PROBLEM TO WORK ON - Give again, word for word, the lines below that run from the line with "Convert this diagram to TikZ code." through the line with "minimum width=570pt, minimum". Drop the pictures.

Source code of charts
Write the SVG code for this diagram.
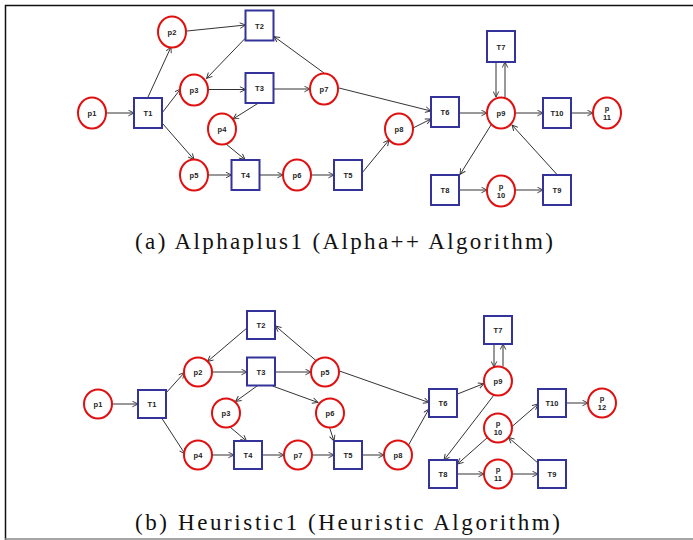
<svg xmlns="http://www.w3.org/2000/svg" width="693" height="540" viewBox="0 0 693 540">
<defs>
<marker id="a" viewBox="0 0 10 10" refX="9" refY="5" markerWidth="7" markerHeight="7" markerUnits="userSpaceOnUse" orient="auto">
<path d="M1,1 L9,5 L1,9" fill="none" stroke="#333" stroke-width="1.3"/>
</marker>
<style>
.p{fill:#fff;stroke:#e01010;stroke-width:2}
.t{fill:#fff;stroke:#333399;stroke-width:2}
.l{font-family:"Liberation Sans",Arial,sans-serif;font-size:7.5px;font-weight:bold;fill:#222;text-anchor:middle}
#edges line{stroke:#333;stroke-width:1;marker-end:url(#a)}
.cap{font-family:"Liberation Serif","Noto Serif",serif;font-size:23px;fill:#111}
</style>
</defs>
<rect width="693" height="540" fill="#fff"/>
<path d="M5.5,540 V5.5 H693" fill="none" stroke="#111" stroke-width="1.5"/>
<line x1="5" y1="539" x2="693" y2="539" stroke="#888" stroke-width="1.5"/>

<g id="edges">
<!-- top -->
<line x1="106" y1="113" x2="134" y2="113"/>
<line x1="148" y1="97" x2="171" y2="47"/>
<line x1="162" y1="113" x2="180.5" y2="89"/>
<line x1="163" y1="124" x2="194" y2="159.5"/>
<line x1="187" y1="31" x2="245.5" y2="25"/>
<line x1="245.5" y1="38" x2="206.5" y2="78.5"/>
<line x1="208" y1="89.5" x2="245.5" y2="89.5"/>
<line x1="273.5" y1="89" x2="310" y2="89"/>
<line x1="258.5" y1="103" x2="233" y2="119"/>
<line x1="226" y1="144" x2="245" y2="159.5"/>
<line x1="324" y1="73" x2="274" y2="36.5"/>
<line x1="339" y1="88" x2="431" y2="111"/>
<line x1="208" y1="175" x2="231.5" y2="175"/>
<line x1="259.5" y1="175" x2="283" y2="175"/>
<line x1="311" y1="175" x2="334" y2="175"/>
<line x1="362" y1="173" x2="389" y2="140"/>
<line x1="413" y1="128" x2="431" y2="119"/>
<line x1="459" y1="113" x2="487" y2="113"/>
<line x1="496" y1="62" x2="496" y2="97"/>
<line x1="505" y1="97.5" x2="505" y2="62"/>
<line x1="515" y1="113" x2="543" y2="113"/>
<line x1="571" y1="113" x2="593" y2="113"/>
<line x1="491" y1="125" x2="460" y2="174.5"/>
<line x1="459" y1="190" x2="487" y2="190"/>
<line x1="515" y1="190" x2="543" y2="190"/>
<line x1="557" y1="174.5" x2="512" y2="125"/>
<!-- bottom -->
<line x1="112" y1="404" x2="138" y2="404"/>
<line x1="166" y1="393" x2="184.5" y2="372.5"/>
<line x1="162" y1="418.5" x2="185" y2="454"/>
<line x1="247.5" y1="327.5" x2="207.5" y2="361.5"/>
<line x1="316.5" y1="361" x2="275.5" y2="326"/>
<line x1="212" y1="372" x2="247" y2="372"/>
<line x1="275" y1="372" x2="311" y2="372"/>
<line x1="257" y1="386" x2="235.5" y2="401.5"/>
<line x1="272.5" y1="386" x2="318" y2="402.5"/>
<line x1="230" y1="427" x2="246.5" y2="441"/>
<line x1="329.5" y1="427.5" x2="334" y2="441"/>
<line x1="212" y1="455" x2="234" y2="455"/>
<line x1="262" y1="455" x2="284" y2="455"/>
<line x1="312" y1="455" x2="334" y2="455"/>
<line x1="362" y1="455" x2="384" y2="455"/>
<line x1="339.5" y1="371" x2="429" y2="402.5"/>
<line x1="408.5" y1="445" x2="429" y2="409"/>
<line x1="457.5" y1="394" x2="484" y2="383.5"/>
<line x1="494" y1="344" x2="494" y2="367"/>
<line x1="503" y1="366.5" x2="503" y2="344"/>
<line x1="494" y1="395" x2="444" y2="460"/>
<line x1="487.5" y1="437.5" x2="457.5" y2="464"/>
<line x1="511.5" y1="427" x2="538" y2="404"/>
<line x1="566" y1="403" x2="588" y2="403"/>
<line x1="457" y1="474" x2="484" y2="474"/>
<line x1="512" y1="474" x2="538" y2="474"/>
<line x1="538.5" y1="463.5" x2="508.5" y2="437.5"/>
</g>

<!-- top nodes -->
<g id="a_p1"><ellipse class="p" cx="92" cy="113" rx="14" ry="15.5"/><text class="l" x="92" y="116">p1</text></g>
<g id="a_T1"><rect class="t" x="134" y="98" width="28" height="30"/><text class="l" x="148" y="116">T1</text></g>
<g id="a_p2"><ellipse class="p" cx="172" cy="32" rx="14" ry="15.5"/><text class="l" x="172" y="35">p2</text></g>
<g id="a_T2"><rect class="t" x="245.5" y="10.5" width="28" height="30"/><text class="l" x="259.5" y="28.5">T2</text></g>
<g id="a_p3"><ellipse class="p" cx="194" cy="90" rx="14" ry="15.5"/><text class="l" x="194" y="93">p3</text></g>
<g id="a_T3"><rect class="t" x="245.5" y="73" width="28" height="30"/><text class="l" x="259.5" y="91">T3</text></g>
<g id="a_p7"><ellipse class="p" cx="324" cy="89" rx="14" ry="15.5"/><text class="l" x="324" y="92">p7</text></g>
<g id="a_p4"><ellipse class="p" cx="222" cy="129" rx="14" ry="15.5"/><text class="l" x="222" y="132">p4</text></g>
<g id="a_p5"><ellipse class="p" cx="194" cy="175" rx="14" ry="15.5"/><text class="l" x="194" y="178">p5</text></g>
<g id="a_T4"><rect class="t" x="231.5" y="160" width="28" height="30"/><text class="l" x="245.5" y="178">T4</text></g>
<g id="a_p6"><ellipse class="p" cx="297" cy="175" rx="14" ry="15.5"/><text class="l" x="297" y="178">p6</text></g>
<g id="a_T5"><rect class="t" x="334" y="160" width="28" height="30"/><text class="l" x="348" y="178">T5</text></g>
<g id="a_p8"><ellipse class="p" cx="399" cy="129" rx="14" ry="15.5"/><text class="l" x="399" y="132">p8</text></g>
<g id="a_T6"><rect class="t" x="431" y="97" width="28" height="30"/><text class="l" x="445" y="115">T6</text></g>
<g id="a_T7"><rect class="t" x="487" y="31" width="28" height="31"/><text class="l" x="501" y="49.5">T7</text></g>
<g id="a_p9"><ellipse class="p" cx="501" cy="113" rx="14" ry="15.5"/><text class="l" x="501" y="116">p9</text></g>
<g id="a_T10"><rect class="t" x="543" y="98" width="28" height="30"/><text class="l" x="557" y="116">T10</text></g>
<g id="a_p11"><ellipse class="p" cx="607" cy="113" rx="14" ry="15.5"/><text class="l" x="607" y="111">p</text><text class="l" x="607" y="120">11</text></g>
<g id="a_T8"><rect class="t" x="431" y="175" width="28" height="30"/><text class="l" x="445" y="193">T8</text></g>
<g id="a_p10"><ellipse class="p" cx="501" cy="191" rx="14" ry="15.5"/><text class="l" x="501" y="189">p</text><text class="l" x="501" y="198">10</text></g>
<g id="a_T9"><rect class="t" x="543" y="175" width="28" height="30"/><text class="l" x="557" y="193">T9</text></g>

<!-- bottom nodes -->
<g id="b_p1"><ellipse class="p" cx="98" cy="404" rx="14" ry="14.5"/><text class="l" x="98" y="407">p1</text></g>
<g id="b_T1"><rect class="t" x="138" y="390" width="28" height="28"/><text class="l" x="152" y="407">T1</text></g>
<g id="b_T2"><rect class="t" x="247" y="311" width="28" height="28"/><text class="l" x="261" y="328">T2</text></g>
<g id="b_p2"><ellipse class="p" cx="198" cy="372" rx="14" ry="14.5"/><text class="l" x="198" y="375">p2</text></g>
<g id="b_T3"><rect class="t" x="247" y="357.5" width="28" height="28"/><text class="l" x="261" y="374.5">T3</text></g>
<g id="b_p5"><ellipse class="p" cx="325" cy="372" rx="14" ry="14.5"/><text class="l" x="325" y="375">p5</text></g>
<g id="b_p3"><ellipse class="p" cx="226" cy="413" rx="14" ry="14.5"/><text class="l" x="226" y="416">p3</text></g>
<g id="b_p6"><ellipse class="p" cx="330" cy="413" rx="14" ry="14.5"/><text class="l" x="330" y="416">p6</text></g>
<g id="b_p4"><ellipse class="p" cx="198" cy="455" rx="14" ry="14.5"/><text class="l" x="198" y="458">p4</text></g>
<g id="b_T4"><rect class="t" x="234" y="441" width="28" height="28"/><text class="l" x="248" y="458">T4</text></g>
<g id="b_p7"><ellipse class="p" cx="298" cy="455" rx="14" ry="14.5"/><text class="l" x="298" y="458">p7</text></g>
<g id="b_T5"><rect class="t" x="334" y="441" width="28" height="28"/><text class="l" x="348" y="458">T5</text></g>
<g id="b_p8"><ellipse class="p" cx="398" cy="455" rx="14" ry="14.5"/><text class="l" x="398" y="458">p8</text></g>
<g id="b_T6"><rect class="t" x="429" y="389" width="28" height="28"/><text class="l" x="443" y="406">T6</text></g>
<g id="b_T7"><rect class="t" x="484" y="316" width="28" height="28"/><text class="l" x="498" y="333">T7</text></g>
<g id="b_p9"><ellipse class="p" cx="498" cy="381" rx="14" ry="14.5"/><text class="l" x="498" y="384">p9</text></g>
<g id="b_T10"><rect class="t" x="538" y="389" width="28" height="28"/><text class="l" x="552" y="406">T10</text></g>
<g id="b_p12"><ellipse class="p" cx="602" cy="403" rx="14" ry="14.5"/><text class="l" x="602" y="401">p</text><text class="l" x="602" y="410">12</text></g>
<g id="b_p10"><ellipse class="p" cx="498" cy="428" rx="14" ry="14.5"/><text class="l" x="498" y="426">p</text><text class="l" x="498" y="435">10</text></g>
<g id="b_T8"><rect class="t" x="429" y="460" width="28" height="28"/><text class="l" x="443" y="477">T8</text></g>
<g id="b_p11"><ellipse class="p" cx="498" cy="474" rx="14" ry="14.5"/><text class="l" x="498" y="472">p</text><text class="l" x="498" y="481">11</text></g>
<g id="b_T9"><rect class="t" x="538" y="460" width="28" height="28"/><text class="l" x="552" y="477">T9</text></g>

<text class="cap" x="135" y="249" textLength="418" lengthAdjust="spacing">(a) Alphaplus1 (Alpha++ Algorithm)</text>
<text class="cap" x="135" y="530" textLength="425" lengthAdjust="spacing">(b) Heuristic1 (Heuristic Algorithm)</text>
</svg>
...
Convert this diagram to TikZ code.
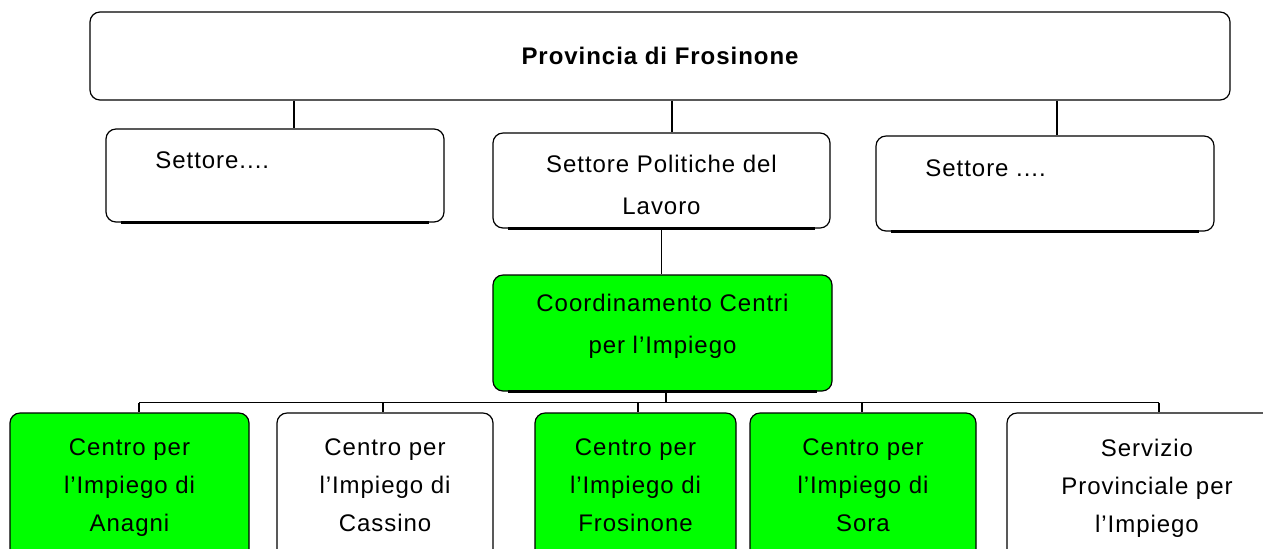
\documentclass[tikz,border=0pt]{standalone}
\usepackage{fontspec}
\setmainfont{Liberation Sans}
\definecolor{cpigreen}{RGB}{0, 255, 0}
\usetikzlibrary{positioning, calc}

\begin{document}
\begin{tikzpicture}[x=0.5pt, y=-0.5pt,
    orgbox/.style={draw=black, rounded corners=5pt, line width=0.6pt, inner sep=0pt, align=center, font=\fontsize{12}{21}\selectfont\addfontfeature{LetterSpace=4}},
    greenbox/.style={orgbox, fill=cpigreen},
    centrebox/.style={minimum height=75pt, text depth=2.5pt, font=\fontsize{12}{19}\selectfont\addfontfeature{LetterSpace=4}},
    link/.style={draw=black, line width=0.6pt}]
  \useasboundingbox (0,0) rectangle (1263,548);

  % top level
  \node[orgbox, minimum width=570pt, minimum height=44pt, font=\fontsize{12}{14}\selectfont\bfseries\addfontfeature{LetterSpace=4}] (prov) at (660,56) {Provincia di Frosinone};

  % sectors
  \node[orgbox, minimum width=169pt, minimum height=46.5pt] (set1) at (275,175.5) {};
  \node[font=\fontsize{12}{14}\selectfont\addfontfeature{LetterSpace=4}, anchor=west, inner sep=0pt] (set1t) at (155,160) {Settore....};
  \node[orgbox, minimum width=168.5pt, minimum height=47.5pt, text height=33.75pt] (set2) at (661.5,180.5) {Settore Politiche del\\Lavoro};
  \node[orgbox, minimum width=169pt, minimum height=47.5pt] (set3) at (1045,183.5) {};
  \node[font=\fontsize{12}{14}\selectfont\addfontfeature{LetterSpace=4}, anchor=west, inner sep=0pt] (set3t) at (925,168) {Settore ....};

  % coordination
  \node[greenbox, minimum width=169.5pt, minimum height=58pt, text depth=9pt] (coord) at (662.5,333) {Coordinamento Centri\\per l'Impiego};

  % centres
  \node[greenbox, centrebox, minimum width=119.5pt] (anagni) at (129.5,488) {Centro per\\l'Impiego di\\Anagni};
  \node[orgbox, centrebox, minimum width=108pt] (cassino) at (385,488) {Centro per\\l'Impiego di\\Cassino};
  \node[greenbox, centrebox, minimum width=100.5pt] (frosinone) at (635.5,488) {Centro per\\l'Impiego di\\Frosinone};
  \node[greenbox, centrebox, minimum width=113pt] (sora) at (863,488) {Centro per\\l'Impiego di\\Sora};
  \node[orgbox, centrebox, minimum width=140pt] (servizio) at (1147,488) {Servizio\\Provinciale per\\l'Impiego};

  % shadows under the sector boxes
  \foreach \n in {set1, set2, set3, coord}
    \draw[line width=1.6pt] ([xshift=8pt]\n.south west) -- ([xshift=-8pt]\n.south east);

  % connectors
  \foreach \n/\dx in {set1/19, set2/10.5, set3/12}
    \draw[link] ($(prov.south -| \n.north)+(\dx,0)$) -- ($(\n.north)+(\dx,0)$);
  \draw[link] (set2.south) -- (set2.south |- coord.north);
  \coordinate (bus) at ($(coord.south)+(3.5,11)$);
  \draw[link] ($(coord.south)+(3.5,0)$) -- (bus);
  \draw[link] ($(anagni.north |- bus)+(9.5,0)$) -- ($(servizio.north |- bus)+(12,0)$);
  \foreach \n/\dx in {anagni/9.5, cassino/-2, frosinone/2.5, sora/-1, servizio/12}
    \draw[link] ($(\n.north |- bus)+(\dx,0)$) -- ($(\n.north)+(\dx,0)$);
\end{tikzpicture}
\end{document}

RESPONSE TO THIS EXERCISE -
Convert this diagram to TikZ code.
\documentclass[tikz,border=0pt]{standalone}
\usepackage{fontspec}
\setmainfont{Liberation Sans}
\definecolor{cpigreen}{RGB}{0, 255, 0}
\usetikzlibrary{positioning, calc}

\begin{document}
\begin{tikzpicture}[x=0.5pt, y=-0.5pt,
    orgbox/.style={draw=black, rounded corners=5pt, line width=0.6pt, inner sep=0pt, align=center, font=\fontsize{12}{21}\selectfont\addfontfeature{LetterSpace=4}},
    greenbox/.style={orgbox, fill=cpigreen},
    centrebox/.style={minimum height=75pt, text depth=2.5pt, font=\fontsize{12}{19}\selectfont\addfontfeature{LetterSpace=4}},
    link/.style={draw=black, line width=0.6pt}]
  \useasboundingbox (0,0) rectangle (1263,548);

  % top level
  \node[orgbox, minimum width=570pt, minimum height=44pt, font=\fontsize{12}{14}\selectfont\bfseries\addfontfeature{LetterSpace=4}] (prov) at (660,56) {Provincia di Frosinone};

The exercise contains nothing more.